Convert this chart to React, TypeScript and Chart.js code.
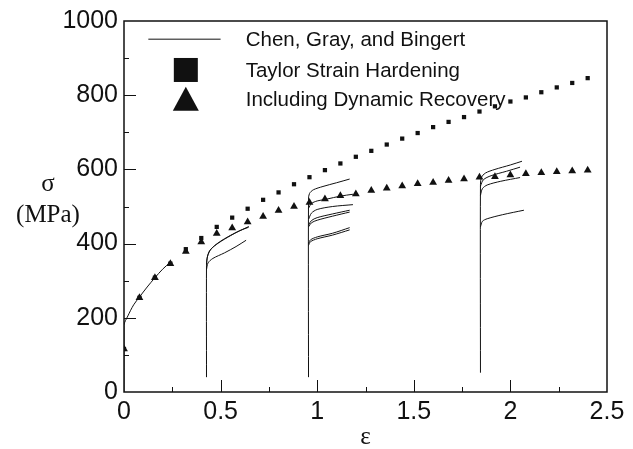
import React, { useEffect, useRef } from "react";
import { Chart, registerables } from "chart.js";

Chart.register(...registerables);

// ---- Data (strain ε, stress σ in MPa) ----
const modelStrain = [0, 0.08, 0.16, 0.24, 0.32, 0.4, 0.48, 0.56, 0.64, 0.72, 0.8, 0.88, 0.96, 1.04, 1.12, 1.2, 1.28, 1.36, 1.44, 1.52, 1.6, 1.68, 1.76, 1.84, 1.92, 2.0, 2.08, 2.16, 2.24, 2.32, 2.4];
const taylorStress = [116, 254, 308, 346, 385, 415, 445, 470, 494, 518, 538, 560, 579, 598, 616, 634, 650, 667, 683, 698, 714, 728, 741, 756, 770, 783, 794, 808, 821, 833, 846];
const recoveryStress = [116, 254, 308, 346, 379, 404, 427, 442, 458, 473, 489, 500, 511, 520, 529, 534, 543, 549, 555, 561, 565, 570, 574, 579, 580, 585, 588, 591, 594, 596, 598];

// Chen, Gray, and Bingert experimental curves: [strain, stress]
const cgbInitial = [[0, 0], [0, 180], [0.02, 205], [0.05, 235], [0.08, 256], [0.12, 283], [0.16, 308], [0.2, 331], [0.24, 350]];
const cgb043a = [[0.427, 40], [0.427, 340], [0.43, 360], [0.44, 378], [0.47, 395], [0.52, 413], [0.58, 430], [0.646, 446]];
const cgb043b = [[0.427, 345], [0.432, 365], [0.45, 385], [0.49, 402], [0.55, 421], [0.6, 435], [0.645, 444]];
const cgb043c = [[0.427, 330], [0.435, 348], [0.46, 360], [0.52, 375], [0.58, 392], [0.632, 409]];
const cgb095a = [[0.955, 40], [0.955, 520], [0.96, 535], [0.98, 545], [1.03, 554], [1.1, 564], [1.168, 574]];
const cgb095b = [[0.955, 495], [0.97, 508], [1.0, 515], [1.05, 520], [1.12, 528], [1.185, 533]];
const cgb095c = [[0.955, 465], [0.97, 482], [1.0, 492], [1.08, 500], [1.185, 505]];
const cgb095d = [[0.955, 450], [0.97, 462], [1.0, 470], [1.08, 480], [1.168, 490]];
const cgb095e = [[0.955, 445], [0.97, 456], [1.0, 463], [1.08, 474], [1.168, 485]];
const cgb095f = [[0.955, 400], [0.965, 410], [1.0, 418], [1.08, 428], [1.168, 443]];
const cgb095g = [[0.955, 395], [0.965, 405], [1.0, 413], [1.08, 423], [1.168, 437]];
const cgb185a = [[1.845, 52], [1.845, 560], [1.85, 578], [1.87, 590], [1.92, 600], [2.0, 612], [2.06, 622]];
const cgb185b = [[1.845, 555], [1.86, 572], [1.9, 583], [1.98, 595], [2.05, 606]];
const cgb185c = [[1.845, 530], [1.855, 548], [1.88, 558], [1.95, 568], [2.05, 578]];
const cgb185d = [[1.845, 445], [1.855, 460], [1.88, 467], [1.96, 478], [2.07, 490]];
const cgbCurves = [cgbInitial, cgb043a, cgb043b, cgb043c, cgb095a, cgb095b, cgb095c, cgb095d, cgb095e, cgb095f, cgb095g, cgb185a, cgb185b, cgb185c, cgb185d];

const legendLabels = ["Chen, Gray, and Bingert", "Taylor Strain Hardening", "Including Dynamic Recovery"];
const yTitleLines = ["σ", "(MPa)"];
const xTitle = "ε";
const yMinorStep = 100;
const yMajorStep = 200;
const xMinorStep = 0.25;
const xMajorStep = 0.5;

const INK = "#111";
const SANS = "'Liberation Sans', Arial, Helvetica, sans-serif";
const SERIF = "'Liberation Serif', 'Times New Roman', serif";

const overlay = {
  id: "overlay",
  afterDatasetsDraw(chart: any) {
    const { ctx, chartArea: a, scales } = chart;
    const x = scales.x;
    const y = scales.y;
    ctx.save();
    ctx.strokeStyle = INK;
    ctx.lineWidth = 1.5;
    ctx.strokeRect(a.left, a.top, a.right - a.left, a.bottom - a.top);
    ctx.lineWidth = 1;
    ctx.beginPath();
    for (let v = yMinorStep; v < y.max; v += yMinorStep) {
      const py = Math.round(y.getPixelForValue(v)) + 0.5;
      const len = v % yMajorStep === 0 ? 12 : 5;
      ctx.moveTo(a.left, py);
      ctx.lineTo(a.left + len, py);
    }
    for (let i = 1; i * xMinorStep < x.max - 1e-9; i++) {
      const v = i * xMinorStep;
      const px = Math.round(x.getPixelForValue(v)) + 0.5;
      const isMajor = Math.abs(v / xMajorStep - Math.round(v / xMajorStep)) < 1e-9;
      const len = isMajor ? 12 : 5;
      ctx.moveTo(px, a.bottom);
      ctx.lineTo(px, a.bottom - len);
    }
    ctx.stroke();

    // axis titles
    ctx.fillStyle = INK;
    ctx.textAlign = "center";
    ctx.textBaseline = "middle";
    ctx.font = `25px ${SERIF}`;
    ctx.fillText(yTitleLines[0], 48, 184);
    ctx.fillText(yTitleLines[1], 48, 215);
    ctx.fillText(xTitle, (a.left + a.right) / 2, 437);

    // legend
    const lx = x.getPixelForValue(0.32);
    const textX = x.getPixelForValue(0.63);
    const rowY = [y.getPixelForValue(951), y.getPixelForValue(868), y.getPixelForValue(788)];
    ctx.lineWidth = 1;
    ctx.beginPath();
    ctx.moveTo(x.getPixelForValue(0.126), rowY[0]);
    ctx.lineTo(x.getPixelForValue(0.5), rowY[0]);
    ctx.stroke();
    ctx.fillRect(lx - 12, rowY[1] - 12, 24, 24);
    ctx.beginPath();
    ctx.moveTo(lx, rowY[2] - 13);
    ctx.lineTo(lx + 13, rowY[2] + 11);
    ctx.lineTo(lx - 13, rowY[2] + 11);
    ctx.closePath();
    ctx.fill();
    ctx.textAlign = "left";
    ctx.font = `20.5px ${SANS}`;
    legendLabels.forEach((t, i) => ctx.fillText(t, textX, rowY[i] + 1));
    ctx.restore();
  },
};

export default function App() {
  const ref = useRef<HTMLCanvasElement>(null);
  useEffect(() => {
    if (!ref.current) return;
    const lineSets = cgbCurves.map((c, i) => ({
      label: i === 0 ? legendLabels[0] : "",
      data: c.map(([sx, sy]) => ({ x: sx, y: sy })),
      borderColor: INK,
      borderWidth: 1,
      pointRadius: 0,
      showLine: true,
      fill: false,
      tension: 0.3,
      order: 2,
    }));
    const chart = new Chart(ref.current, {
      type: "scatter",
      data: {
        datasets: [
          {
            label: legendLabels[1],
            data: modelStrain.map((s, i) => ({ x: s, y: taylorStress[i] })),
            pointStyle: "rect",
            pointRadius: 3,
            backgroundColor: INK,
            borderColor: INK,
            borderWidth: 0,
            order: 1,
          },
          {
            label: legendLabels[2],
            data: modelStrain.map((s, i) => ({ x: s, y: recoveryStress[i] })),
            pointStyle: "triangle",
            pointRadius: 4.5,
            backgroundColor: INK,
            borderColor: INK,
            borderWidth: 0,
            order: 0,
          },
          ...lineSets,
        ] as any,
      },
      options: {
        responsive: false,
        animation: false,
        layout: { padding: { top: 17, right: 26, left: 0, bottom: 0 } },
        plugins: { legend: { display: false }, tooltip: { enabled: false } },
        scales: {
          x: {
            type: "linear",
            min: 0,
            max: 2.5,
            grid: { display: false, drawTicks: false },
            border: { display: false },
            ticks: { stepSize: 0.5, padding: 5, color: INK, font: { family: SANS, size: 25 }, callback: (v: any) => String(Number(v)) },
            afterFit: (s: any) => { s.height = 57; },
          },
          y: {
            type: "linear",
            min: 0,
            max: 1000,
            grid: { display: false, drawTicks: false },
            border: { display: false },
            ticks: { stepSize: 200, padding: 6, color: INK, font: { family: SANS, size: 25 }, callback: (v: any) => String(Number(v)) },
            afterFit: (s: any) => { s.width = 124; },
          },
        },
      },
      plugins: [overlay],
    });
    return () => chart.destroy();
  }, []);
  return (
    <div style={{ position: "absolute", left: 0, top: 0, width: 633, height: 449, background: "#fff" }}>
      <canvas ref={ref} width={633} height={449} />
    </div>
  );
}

--------------------

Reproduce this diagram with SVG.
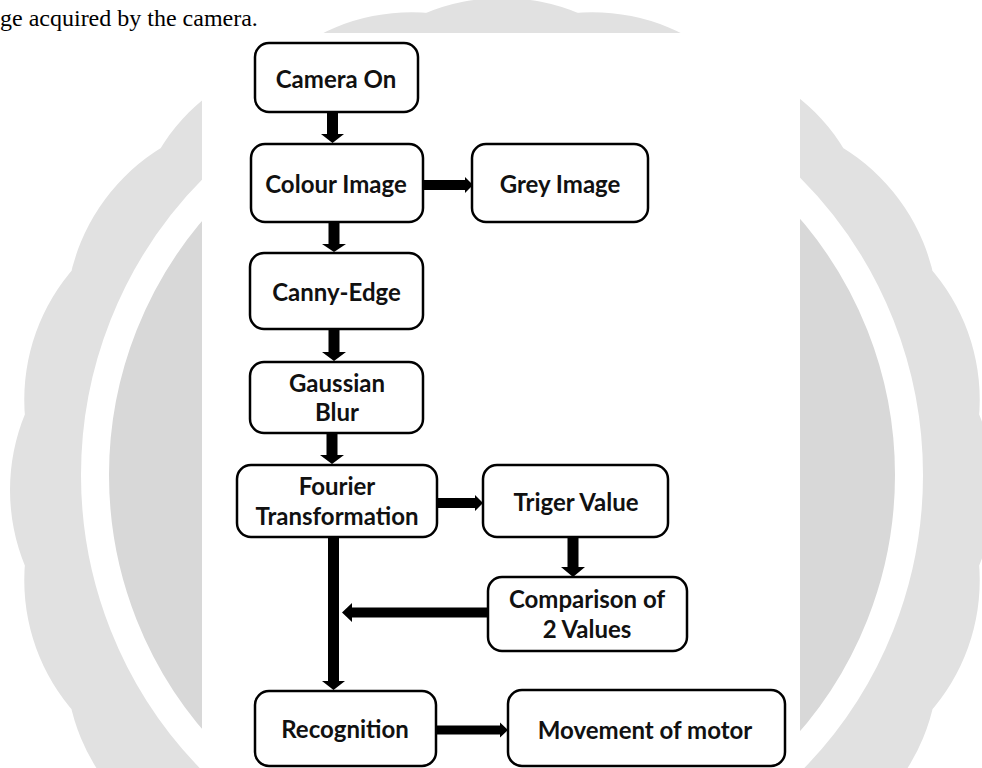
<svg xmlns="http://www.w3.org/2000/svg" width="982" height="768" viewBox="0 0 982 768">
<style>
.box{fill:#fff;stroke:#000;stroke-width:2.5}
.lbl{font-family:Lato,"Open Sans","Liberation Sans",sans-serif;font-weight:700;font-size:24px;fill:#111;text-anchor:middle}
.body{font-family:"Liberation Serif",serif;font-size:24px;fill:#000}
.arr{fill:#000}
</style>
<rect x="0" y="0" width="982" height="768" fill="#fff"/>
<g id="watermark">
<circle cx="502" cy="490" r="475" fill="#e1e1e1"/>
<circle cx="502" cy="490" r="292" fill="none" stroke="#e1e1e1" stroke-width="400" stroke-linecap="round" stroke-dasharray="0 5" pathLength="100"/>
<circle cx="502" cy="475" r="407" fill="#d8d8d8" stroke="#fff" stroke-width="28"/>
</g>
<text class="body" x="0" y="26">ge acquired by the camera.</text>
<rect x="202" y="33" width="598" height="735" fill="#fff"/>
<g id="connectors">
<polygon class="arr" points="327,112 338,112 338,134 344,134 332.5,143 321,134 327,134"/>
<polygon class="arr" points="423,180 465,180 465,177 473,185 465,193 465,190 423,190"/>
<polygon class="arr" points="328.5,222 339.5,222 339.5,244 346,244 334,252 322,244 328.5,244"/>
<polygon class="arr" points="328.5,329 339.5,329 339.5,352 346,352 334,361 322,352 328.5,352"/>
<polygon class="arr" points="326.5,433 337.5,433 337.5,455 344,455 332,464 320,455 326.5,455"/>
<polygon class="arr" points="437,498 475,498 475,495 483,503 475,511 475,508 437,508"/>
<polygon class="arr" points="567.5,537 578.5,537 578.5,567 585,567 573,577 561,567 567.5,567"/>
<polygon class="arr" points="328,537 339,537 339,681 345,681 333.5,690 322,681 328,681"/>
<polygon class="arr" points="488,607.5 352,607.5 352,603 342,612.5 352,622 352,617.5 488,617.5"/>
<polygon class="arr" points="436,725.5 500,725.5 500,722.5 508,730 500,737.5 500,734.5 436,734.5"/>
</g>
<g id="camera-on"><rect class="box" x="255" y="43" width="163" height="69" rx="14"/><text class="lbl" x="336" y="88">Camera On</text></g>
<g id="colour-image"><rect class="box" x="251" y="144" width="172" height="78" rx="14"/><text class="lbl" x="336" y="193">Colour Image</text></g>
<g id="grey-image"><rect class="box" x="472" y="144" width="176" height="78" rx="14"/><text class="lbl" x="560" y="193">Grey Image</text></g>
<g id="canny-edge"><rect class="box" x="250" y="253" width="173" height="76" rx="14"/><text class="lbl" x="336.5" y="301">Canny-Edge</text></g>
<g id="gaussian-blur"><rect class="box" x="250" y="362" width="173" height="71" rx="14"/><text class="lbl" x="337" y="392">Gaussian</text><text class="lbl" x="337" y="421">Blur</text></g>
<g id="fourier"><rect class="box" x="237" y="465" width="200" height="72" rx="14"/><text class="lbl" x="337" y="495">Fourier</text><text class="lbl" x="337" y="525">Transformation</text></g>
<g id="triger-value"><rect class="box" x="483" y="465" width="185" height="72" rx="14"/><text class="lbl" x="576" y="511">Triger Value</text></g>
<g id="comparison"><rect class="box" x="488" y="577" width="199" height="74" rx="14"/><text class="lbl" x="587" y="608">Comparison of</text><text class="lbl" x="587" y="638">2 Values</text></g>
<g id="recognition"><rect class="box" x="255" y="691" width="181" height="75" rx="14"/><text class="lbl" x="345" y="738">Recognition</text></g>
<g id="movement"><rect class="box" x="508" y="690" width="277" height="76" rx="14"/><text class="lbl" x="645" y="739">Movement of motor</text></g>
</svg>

--------------------

■ The exercise
Both the line with "Convert this chart" and the line with "594, 596, 598];" belong in the copy, along with every line between them; set them down exactly and skip the pictures.

■ Response
Convert this chart to React, TypeScript and Chart.js code.
import React, { useEffect, useRef } from "react";
import { Chart, registerables } from "chart.js";

Chart.register(...registerables);

// ---- Data (strain ε, stress σ in MPa) ----
const modelStrain = [0, 0.08, 0.16, 0.24, 0.32, 0.4, 0.48, 0.56, 0.64, 0.72, 0.8, 0.88, 0.96, 1.04, 1.12, 1.2, 1.28, 1.36, 1.44, 1.52, 1.6, 1.68, 1.76, 1.84, 1.92, 2.0, 2.08, 2.16, 2.24, 2.32, 2.4];
const taylorStress = [116, 254, 308, 346, 385, 415, 445, 470, 494, 518, 538, 560, 579, 598, 616, 634, 650, 667, 683, 698, 714, 728, 741, 756, 770, 783, 794, 808, 821, 833, 846];
const recoveryStress = [116, 254, 308, 346, 379, 404, 427, 442, 458, 473, 489, 500, 511, 520, 529, 534, 543, 549, 555, 561, 565, 570, 574, 579, 580, 585, 588, 591, 594, 596, 598];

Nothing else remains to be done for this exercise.